**Data provided:**
※ ※ ※
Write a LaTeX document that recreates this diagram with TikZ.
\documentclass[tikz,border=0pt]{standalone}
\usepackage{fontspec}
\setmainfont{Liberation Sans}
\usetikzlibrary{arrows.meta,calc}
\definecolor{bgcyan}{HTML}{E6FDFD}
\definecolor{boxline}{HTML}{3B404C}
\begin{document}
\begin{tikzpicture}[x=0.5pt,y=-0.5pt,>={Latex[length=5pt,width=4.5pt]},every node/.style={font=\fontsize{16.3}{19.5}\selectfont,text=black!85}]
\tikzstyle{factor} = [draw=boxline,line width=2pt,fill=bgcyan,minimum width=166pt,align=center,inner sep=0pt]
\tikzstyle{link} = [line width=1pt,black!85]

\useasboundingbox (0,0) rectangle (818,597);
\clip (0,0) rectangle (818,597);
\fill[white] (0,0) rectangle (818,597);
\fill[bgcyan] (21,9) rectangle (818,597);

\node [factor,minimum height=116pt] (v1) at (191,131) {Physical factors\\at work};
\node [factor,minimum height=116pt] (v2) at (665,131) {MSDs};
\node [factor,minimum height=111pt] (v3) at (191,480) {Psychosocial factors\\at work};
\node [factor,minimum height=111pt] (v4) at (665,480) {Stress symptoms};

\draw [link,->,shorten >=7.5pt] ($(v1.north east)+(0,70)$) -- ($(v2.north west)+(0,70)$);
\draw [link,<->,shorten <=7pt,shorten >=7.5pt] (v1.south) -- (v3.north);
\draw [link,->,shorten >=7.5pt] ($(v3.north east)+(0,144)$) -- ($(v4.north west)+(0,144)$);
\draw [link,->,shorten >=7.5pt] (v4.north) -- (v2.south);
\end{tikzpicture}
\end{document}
※ ※ ※
Reproduce the full listing above, character for character.

Write a LaTeX document that recreates this diagram with TikZ.
\documentclass[tikz,border=0pt]{standalone}
\usepackage{fontspec}
\setmainfont{Liberation Sans}
\usetikzlibrary{arrows.meta,calc}
\definecolor{bgcyan}{HTML}{E6FDFD}
\definecolor{boxline}{HTML}{3B404C}
\begin{document}
\begin{tikzpicture}[x=0.5pt,y=-0.5pt,>={Latex[length=5pt,width=4.5pt]},every node/.style={font=\fontsize{16.3}{19.5}\selectfont,text=black!85}]
\tikzstyle{factor} = [draw=boxline,line width=2pt,fill=bgcyan,minimum width=166pt,align=center,inner sep=0pt]
\tikzstyle{link} = [line width=1pt,black!85]

\useasboundingbox (0,0) rectangle (818,597);
\clip (0,0) rectangle (818,597);
\fill[white] (0,0) rectangle (818,597);
\fill[bgcyan] (21,9) rectangle (818,597);

\node [factor,minimum height=116pt] (v1) at (191,131) {Physical factors\\at work};
\node [factor,minimum height=116pt] (v2) at (665,131) {MSDs};
\node [factor,minimum height=111pt] (v3) at (191,480) {Psychosocial factors\\at work};
\node [factor,minimum height=111pt] (v4) at (665,480) {Stress symptoms};

\draw [link,->,shorten >=7.5pt] ($(v1.north east)+(0,70)$) -- ($(v2.north west)+(0,70)$);
\draw [link,<->,shorten <=7pt,shorten >=7.5pt] (v1.south) -- (v3.north);
\draw [link,->,shorten >=7.5pt] ($(v3.north east)+(0,144)$) -- ($(v4.north west)+(0,144)$);
\draw [link,->,shorten >=7.5pt] (v4.north) -- (v2.south);
\end{tikzpicture}
\end{document}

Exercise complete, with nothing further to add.